One of the amateur lines that Moore was shooting for before producing his own stuff was "Mr. Peepers." Another gonzo pioneer who got his start shooting scenes for the line was Max Hardcore, whose aggressive scenes not only lived up to his moniker, over the years they became standard fare in gonzo productions.

"John Stagliano was a big influence for me," Hardcore said. "It was something new, something different. Up until then, the barrier between the viewer and the participants was very direct."

Jim Powers was a lifelong porn fan before he got into the industry in 1990. He clearly remembers watching the early "Buttman," Ed Powers and Butts videos.

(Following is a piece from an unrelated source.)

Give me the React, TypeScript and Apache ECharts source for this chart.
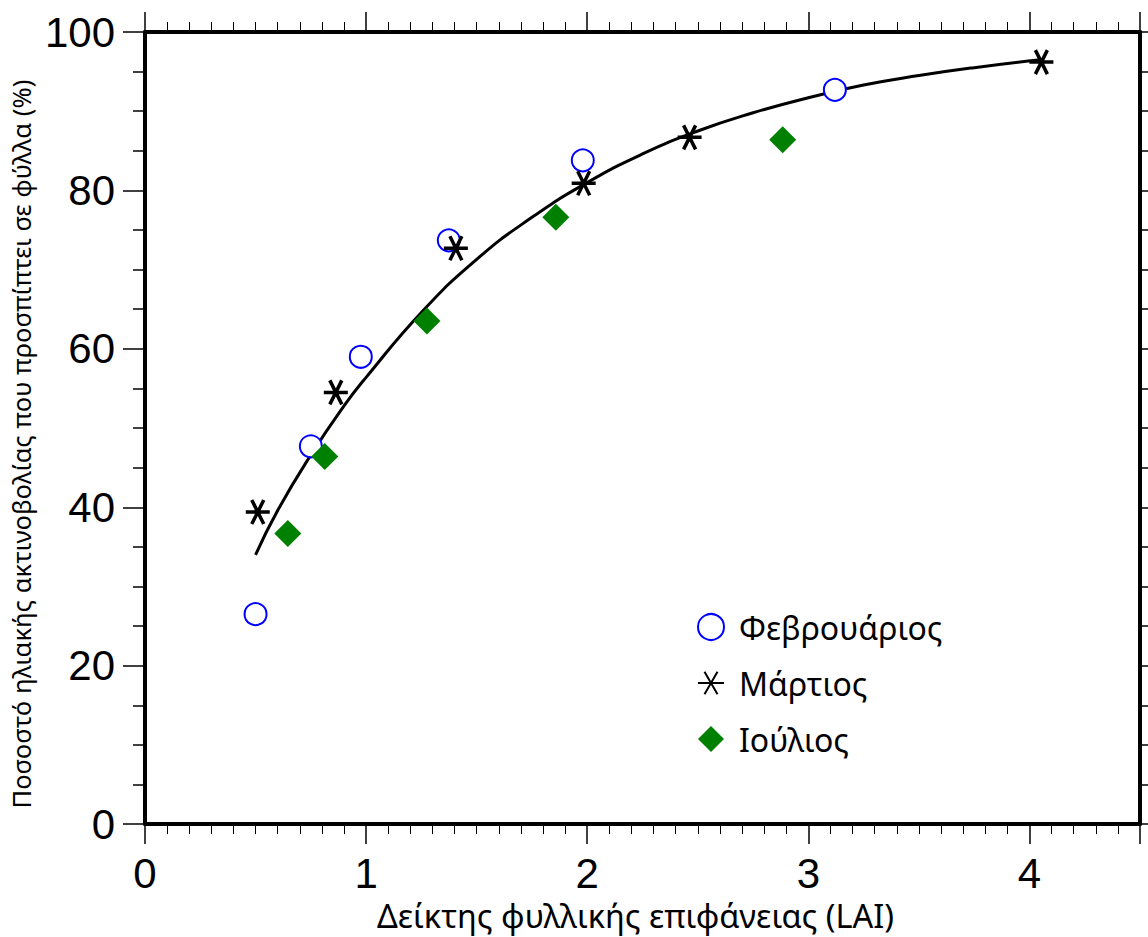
import React, { useEffect, useRef } from "react";
import * as echarts from "echarts";

const febX = [0.5, 0.75, 0.976, 1.374, 1.98, 3.12];
const febY = [26.5, 47.7, 59.0, 73.7, 83.8, 92.7];
const marX = [0.51, 0.863, 1.406, 1.984, 2.463, 4.054];
const marY = [39.4, 54.5, 72.7, 80.9, 86.7, 96.2];
const julX = [0.646, 0.813, 1.275, 1.858, 2.884];
const julY = [36.7, 46.4, 63.5, 76.6, 86.4];
const curveX = [0.5, 0.6, 0.75, 0.9, 1.0, 1.25, 1.5, 1.75, 2.0, 2.25, 2.5, 2.75, 3.0, 3.25, 3.5, 3.75, 4.05];
const curveY = [34.0, 39.6, 46.6, 52.8, 56.4, 64.6, 71.3, 76.6, 81.0, 84.6, 87.5, 89.8, 91.7, 93.3, 94.5, 95.5, 96.5];
const seriesNames = ["Φεβρουάριος", "Μάρτιος", "Ιούλιος"];
const xTitle = "Δείκτης φυλλικής επιφάνειας (LAI)";
const yTitle = "Ποσοστό ηλιακής ακτινοβολίας που προσπίπτει σε φύλλα (%)";

const zip = (xs: number[], ys: number[]) => xs.map((x, i) => [x, ys[i]]);

const STAR = "path://M-10,0L10,0M-5,-8.66L5,8.66M-5,8.66L5,-8.66";

export default function App() {
  const ref = useRef<HTMLDivElement>(null);
  useEffect(() => {
    const chart = echarts.init(ref.current!, null, { renderer: "svg" });
    const tickFont = { fontFamily: "Liberation Sans", fontSize: 42, color: "#000" };
    const greekFont = "Noto Sans";
    const xCommon = {
      type: "value",
      min: 0,
      max: 4.5,
      interval: 1,
      axisLine: { show: true, onZero: false, lineStyle: { color: "#000", width: 4 } },
      axisTick: { show: true, inside: false, length: 20, lineStyle: { color: "#000", width: 1.5 } },
      minorTick: { show: true, splitNumber: 10, length: 10, lineStyle: { color: "#000", width: 1 } },
      splitLine: { show: false },
      minorSplitLine: { show: false },
    };
    const yCommon = {
      type: "value",
      min: 0,
      max: 100,
      interval: 20,
      axisLine: { show: true, onZero: false, lineStyle: { color: "#000", width: 4 } },
      axisTick: { show: true, inside: false, length: 22, lineStyle: { color: "#000", width: 1.5 } },
      minorTick: { show: true, splitNumber: 4, length: 12, lineStyle: { color: "#000", width: 1.5 } },
      splitLine: { show: false },
      minorSplitLine: { show: false },
    };
    chart.setOption({
      animation: false,
      backgroundColor: "#fff",
      grid: { left: 145, top: 32, right: 8, bottom: 110, containLabel: false },
      xAxis: [
        {
          ...xCommon,
          position: "bottom",
          axisLabel: { ...tickFont, margin: 28, showMaxLabel: false },
          name: xTitle,
          nameLocation: "middle",
          nameGap: 74,
          nameTextStyle: { fontFamily: greekFont, fontSize: 32.5, color: "#000", padding: [0, 14, 0, 0] },
        },
        {
          ...xCommon,
          position: "top",
          axisLabel: { show: false },
        },
      ],
      yAxis: [
        {
          ...yCommon,
          position: "left",
          axisLabel: { ...tickFont, margin: 30 },
          name: yTitle,
          nameLocation: "middle",
          nameGap: 111,
          nameTextStyle: { fontFamily: greekFont, fontSize: 25.5, color: "#000", padding: [0, 32, 0, 0] },
        },
        {
          ...yCommon,
          position: "right",
          axisLabel: { show: false },
          axisTick: { show: true, inside: false, length: 12, lineStyle: { color: "#000", width: 1.5 } },
        },
      ],
      legend: {
        orient: "vertical",
        left: 692,
        top: 606,
        itemWidth: 26,
        itemHeight: 26,
        itemGap: 24,
        textStyle: { fontFamily: greekFont, fontSize: 32, lineHeight: 26, color: "#000", padding: [0, 0, 0, 10] },
        data: seriesNames,
      },
      series: [
        {
          name: "fit",
          type: "line",
          data: zip(curveX, curveY),
          smooth: true,
          showSymbol: false,
          symbol: "none",
          lineStyle: { color: "#000", width: 3 },
          z: 1,
        },
        {
          name: seriesNames[0],
          type: "scatter",
          data: zip(febX, febY),
          symbol: "emptyCircle",
          symbolSize: 22,
          itemStyle: { color: "#0000ff", borderColor: "#0000ff", borderWidth: 3, opacity: 1 },
          z: 3,
        },
        {
          name: seriesNames[1],
          type: "scatter",
          data: zip(marX, marY),
          symbol: STAR,
          symbolSize: 24,
          itemStyle: { color: "#000", borderColor: "#000", borderWidth: 3.5, opacity: 1 },
          z: 3,
        },
        {
          name: seriesNames[2],
          type: "scatter",
          data: zip(julX, julY),
          symbol: "diamond",
          symbolSize: 27,
          itemStyle: { color: "#008000", opacity: 1 },
          z: 3,
        },
      ],
    });
    return () => chart.dispose();
  }, []);
  return <div ref={ref} style={{ width: 1148, height: 937, position: "absolute", left: 0, top: 0 }} />;
}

"They were just your classic amateur stuff," he said. "Amateur video was always POV style; Stagliano just really took it way over the top."

Veteran director Roy Karch, who started shooting video in 1974 for his Manhattan cable show, said amateur videos that showed "two people fucking just because they dig it," paved the way for gonzo.

"It's Ed Powers using Jamie Gillis in 'Bus Stop Tales,'" Karch said. "It's cheap, it's fast and the people who made it made dirty porn. There was nothing frilly about it, there was nothing fancy about it. Powers said, 'What if I can set up those little scenarios and you didn't know I'd set them up, so it still looks like two people just meeting and fucking only because they want to. That was brilliant."

For his part, Stagliano knew he had something with "Adventures," but it took a while before he realized just how successful the concept had been. Even now, after years of accolades and awards and certainly making a very fine living post- "Adventures," he's aware that many things had to come together to make the style successful.

"From the beginning, it had a good box cover, it had a good title, it was a different format and it developed a word of mouth," Stagliano said. "It was also at a time when the demand for porno was constantly increasing and the supply of porno hadn't increased that much, because it was more difficult to shoot it. I was taking advantage of there not being as much competition at the time."